INSTRUCTION -
Pictures are not part of the copy. Retype the lines from the first one through the line that contains "const curve = angles.map((a, i)".

COLLECTED DATA -
|---|

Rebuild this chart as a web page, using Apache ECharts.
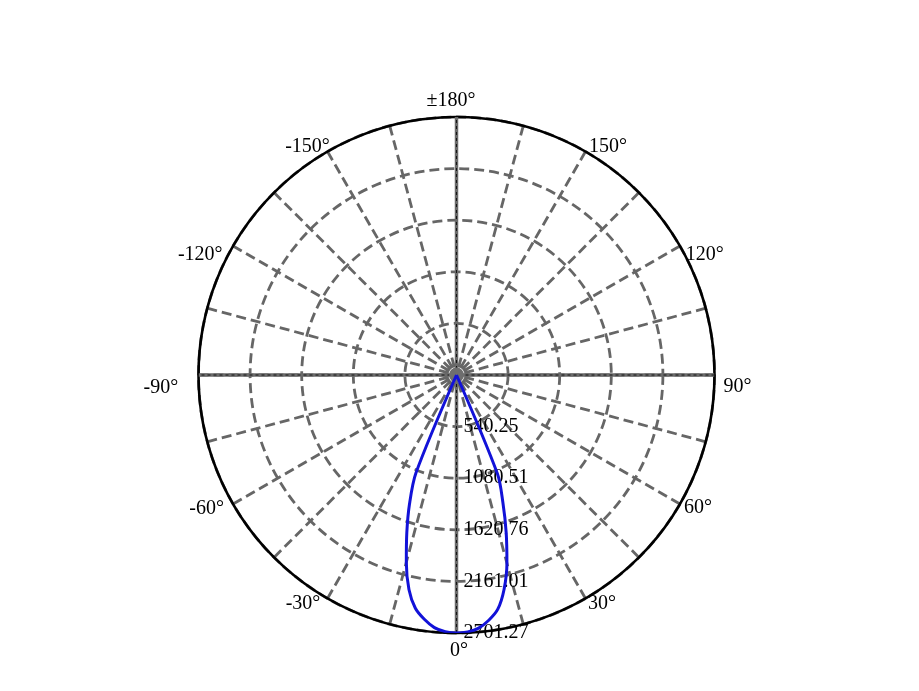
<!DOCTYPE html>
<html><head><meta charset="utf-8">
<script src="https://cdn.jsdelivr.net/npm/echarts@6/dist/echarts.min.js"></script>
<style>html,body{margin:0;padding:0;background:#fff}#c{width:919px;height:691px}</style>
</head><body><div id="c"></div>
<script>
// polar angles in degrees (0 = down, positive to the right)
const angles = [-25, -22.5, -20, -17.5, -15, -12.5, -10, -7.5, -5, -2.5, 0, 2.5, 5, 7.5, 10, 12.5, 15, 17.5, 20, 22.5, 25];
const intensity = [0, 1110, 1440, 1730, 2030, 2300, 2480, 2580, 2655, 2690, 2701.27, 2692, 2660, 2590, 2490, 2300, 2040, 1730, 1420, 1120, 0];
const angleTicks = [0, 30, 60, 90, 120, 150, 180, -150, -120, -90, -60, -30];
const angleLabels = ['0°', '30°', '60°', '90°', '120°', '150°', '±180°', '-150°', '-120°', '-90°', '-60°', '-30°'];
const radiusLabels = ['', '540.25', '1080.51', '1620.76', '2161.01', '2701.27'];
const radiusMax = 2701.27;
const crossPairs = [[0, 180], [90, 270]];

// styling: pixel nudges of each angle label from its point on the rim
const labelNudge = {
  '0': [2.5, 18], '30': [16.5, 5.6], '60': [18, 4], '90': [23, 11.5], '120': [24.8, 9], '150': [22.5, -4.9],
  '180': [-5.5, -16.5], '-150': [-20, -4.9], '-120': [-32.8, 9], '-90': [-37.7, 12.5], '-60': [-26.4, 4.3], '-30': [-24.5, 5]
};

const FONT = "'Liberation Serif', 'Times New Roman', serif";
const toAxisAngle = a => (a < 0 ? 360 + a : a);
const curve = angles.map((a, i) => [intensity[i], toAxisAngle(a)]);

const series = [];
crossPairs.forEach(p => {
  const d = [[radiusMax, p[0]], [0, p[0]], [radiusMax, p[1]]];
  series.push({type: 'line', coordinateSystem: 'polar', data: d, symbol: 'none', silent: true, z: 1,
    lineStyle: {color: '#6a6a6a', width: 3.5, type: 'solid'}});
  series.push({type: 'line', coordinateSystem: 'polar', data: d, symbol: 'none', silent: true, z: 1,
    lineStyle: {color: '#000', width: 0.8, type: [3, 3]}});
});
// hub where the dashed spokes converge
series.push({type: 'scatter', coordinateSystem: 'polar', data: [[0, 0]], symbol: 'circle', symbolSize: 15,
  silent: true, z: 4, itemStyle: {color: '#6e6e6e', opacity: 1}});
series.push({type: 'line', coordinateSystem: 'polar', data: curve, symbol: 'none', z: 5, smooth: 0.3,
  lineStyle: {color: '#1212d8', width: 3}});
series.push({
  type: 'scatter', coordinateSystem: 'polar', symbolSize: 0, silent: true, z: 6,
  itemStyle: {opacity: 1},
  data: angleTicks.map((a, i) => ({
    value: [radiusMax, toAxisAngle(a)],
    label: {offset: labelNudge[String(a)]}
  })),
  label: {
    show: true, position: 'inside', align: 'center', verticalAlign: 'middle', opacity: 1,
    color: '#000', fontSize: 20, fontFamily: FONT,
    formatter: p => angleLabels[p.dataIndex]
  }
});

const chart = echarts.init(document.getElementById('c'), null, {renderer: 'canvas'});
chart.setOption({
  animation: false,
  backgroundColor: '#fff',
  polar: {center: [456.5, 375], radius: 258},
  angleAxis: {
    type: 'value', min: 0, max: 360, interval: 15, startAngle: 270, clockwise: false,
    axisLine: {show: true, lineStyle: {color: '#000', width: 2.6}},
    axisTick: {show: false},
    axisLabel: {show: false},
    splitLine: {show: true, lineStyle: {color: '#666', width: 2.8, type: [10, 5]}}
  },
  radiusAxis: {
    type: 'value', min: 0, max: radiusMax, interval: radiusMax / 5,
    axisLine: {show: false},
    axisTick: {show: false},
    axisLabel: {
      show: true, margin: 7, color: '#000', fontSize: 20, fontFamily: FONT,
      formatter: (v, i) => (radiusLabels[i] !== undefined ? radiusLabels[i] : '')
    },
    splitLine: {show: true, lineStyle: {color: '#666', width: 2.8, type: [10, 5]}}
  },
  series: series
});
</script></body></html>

|---|

THE OUTPUT -
Rebuild this chart as a web page, using Apache ECharts.
<!DOCTYPE html>
<html><head><meta charset="utf-8">
<script src="https://cdn.jsdelivr.net/npm/echarts@6/dist/echarts.min.js"></script>
<style>html,body{margin:0;padding:0;background:#fff}#c{width:919px;height:691px}</style>
</head><body><div id="c"></div>
<script>
// polar angles in degrees (0 = down, positive to the right)
const angles = [-25, -22.5, -20, -17.5, -15, -12.5, -10, -7.5, -5, -2.5, 0, 2.5, 5, 7.5, 10, 12.5, 15, 17.5, 20, 22.5, 25];
const intensity = [0, 1110, 1440, 1730, 2030, 2300, 2480, 2580, 2655, 2690, 2701.27, 2692, 2660, 2590, 2490, 2300, 2040, 1730, 1420, 1120, 0];
const angleTicks = [0, 30, 60, 90, 120, 150, 180, -150, -120, -90, -60, -30];
const angleLabels = ['0°', '30°', '60°', '90°', '120°', '150°', '±180°', '-150°', '-120°', '-90°', '-60°', '-30°'];
const radiusLabels = ['', '540.25', '1080.51', '1620.76', '2161.01', '2701.27'];
const radiusMax = 2701.27;
const crossPairs = [[0, 180], [90, 270]];

// styling: pixel nudges of each angle label from its point on the rim
const labelNudge = {
  '0': [2.5, 18], '30': [16.5, 5.6], '60': [18, 4], '90': [23, 11.5], '120': [24.8, 9], '150': [22.5, -4.9],
  '180': [-5.5, -16.5], '-150': [-20, -4.9], '-120': [-32.8, 9], '-90': [-37.7, 12.5], '-60': [-26.4, 4.3], '-30': [-24.5, 5]
};

const FONT = "'Liberation Serif', 'Times New Roman', serif";
const toAxisAngle = a => (a < 0 ? 360 + a : a);
const curve = angles.map((a, i) => [intensity[i], toAxisAngle(a)]);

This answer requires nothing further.